Innocence and adrenaline and the clean, head-to-toe awe that only a kid can conjure up are the defining markers of that afternoon, those and the relief-tinged pride I felt after I’d made it safely through the squeezy crevice to the other side. I think it was one of the first times that Nature reached out and truly grabbed me, though not literally like my kid brain thought it might. Gettin’ grabbed by Nature is what this trip is all about isn’t it, so I had to try to find them Lemon Squeezers.

Love those red cowgirl hats!  [That's me on the right in my Looney Toons overalls.]

Love those red cowgirl hats! [That’s me on the right in my Looney Toons overalls.]

After a fairly involved search around the Internet, I learned that Lemon Squeezers is not an official name or destination in the park, it’s more of a locals only type reference and there are actually two areas that carry this nick-name, areas that are off the marked trails and frequented by rock climbers. Hmm. One of the Lemon Squeezer references had a starting point of Devil’s Kitchen Trail so that’s where we headed in the morning under a sky full of big puffy white clouds that teased us with short spurts of the sun.

The kitchen was a short 1.2 miles one-way and the trail started out flat and straight, taking us along the canyon floor. Allison had just finished saying, “Now this is the kind of hiking I like,” when we turned and started up the side of a steep hill that was crested by huge pillars of rock. The trail quickly fell out of favor with Ali as we both started to feel the familiar thudding of our hearts and rasping of our lungs with each big step up. Finally, at the top, we met up with a tall wall of rock that had a hole in it, the doorway to Devil’s Kitchen.

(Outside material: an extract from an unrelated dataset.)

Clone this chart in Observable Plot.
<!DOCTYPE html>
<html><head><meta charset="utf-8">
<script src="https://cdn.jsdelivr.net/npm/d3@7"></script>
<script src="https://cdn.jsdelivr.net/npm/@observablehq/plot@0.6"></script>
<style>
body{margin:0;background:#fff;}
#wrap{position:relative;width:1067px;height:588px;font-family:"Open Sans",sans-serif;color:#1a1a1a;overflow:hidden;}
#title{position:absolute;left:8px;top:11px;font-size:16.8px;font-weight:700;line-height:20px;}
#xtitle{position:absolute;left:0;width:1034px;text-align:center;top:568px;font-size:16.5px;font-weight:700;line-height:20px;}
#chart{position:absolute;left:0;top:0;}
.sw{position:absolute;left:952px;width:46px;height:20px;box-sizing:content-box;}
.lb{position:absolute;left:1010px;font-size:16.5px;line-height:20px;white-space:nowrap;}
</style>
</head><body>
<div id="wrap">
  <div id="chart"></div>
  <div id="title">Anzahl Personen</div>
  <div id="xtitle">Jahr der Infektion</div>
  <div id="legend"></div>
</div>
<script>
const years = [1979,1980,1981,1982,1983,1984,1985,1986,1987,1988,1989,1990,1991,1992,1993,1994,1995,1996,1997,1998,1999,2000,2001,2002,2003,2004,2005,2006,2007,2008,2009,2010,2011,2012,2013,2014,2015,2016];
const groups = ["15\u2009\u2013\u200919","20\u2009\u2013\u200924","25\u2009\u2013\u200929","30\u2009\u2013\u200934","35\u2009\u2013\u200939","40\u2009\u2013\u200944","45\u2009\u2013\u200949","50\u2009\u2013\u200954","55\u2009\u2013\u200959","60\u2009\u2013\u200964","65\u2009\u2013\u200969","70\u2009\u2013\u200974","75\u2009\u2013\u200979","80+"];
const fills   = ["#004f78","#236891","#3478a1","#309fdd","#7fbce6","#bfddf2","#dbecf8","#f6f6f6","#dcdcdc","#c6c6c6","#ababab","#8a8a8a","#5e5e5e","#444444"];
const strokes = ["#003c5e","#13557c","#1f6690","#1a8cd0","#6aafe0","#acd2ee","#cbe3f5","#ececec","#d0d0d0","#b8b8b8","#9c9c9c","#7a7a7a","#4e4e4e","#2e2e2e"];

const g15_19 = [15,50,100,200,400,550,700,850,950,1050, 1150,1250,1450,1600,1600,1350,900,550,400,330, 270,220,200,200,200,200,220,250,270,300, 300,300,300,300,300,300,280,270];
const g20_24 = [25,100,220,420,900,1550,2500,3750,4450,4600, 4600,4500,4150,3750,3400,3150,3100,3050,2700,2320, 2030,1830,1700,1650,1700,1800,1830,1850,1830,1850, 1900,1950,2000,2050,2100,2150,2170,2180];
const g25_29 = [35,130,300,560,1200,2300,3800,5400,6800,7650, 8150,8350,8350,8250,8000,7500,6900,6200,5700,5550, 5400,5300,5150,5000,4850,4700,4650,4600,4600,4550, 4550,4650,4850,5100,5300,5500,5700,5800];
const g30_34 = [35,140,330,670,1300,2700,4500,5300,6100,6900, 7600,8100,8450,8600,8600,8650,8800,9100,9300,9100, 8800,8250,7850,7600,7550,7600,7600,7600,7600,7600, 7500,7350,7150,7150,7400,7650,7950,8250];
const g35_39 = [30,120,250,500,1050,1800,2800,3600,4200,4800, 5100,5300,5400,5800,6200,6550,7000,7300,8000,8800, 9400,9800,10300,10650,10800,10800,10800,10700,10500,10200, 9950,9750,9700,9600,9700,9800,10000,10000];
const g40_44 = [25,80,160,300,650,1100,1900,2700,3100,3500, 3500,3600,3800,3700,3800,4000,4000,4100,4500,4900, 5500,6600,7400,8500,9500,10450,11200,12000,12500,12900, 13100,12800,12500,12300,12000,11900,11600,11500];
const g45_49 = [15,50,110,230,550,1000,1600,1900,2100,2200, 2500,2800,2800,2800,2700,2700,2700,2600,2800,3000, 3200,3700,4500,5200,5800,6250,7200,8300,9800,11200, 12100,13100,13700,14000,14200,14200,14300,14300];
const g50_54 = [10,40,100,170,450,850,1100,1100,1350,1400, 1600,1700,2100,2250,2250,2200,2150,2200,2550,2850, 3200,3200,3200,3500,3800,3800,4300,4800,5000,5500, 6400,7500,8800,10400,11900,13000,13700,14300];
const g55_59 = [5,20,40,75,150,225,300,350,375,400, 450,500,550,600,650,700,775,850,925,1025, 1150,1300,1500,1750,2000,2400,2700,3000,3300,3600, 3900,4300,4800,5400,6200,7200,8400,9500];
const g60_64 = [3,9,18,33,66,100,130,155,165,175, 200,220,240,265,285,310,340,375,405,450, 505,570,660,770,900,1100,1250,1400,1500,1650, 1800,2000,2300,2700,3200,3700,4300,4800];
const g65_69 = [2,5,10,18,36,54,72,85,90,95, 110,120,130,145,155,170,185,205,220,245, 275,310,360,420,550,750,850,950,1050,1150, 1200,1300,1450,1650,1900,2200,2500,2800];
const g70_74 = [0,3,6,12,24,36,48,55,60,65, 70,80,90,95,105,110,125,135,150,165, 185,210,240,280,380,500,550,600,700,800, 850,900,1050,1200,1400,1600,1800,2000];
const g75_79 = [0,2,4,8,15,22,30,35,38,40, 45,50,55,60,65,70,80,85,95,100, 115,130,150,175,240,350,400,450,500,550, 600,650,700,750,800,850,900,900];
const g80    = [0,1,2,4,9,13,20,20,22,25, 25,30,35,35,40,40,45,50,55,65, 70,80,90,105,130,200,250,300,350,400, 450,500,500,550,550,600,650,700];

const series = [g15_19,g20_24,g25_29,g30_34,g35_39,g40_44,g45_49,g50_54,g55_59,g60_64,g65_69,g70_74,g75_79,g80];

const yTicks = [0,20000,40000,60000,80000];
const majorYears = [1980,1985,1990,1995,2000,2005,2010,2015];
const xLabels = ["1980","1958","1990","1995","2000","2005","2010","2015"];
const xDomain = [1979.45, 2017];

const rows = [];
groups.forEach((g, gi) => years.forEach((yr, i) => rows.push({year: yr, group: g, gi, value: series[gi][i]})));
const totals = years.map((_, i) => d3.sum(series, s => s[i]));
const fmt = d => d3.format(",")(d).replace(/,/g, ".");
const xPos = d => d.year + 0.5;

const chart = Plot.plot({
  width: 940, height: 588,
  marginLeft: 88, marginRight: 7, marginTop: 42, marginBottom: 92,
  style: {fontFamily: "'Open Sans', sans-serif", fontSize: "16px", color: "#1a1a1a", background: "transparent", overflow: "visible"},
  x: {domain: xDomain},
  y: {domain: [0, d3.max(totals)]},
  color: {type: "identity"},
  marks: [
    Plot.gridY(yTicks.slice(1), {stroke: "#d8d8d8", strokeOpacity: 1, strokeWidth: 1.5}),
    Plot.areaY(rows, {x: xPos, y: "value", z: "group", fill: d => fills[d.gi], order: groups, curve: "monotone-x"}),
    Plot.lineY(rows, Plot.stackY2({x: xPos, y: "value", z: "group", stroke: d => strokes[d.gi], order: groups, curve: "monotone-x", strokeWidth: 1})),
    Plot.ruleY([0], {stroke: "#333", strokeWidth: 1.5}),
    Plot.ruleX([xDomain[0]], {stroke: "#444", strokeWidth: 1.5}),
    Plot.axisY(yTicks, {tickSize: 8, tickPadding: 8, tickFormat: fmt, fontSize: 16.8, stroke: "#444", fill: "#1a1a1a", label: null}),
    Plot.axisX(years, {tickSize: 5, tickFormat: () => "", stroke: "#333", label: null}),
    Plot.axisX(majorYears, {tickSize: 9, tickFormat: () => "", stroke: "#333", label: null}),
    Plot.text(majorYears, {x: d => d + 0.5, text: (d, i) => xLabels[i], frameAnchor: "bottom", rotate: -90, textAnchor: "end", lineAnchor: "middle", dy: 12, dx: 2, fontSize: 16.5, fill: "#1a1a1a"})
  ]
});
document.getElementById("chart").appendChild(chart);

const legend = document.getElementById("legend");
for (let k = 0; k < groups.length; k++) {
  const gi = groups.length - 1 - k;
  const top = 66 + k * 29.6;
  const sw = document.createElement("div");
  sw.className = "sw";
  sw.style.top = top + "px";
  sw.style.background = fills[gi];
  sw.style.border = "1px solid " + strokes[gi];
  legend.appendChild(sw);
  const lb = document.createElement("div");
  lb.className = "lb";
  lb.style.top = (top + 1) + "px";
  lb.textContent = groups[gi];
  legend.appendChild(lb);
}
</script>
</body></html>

We could have walked around to the left. The wall ended over there leaving enough ledge for us to make it around the corner and get inside that way, but I couldn’t resist the hole. Once inside, the room stretched out to our left to an opening, and to our right was a tumble of giant rocks that left gaps. Obviously these were windows for the Devil to view the glorious beauty of the canyon floor while he did dishes or something. The pile of rocks led up into a high ledge where the two walls of the kitchen met at an angle, so I scrambled up, enlisting bare knees, grippy toes and fingertips. From high on my perch I grinned from ear to ear.

It wasn’t the Lemon Squeezers, but it was pretty darn awesome.

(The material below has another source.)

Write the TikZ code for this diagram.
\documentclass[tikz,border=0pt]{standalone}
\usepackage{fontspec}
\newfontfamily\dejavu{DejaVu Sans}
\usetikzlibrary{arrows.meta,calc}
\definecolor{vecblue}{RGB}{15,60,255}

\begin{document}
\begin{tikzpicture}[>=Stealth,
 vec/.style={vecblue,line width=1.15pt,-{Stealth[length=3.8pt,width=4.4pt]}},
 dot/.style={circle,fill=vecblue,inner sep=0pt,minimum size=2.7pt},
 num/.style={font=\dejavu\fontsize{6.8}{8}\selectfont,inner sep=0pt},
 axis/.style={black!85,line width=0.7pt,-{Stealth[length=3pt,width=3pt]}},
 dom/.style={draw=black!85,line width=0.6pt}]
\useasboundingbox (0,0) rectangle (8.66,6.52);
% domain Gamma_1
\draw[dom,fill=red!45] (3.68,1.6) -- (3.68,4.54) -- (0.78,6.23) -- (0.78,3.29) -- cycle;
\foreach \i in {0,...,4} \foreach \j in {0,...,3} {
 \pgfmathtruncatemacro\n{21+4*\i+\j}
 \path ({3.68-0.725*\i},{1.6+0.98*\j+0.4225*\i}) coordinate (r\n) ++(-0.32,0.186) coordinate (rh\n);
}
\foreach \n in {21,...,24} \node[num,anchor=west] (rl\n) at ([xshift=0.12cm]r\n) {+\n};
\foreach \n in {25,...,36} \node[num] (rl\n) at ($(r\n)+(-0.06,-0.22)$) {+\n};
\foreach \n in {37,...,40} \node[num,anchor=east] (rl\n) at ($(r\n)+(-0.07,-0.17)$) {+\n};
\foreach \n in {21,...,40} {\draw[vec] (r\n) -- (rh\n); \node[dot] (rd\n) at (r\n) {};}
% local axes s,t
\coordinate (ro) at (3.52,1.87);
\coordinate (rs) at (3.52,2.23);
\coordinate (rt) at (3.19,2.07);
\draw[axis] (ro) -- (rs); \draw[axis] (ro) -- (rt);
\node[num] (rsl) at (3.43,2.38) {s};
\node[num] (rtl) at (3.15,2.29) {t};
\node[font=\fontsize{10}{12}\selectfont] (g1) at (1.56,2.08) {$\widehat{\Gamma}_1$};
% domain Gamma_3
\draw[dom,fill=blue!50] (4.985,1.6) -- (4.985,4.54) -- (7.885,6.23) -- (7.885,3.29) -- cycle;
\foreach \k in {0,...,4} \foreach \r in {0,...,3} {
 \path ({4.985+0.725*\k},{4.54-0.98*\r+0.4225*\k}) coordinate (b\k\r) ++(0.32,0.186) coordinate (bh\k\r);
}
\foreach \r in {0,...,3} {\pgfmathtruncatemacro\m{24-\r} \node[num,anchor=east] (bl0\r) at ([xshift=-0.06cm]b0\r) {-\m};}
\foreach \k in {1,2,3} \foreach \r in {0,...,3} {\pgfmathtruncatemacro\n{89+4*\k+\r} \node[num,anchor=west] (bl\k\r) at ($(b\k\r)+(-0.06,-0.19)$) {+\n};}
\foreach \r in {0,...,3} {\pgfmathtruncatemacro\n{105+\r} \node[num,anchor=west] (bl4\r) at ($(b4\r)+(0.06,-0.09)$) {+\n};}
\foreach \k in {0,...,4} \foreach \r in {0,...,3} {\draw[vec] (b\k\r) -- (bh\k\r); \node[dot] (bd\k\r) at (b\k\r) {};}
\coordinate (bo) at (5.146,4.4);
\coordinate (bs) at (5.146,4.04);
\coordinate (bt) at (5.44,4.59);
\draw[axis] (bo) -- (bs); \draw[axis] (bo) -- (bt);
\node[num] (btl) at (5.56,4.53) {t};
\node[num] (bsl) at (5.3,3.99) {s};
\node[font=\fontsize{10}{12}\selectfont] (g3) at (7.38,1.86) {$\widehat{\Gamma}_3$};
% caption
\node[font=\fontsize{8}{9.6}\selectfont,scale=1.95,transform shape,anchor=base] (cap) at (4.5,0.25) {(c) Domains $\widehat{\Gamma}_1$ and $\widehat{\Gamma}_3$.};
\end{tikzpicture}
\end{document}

We played around the kitchen for a while until the clouds turned from groups of individual white puffs into a big dark grey soup and the first lazy rain drops started to fall. Sadly, there would be no more hunting for Lemon Squeezers, so we hustled down the hill and made it back to the car in time to avoid the more career-oriented, over-achiever rain drops.

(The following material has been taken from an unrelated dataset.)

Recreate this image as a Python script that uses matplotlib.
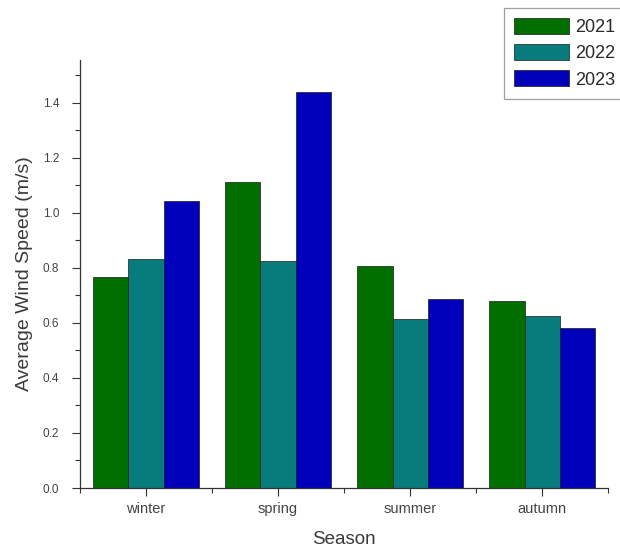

The Colorado National Monument is ringed by the 23-mile Rim Rock Drive, a winding gorgeous road that climbs over 2,000 feet in elevation and pokes through the mountains with a few tunnels. Road construction started in 1931 and for nearly 20 years, the men of the CCC and the WPA worked to carve out that road using only hand tools. AMAZING! It is an incredible feat of engineering and it allowed us to see the rest of the park from the relative dryness of the car.




We drove slowly around the rim toward the Visitors Center eating our packed lunch in stages at various overlooks and still enjoyed the park’s monuments through the windshield or quickly rolled down windows. We read about some amazing hikes and saw the trails that simply tumbled over the canyon ledge dropping you down hundreds of feet in what we surmised was far too few steps, but alas we did not have the gumption to hike steep trails in the pouring rain.





After we’d partaken in the three movies at the Visitors Center (we are still trying to wrap our minds around the massive eons of geology that have created the Colorado Plateau) we headed down out of the park and back through Fruita toward Grand Junction. Since hiking had been quashed and Allison, in all her type A wisdom, had properly researched a Plan B for our afternoon, we headed to a local distillery named Strothman’s. There we were entertained for an hour or so by the fiercely chatty bartender while we sipped moonshine and bourbon.

Oh what an incredibly hard life we live now. We’ve got our shirt collars all grabbed up by Nature and Colorado moonshine on our breath by 4pm.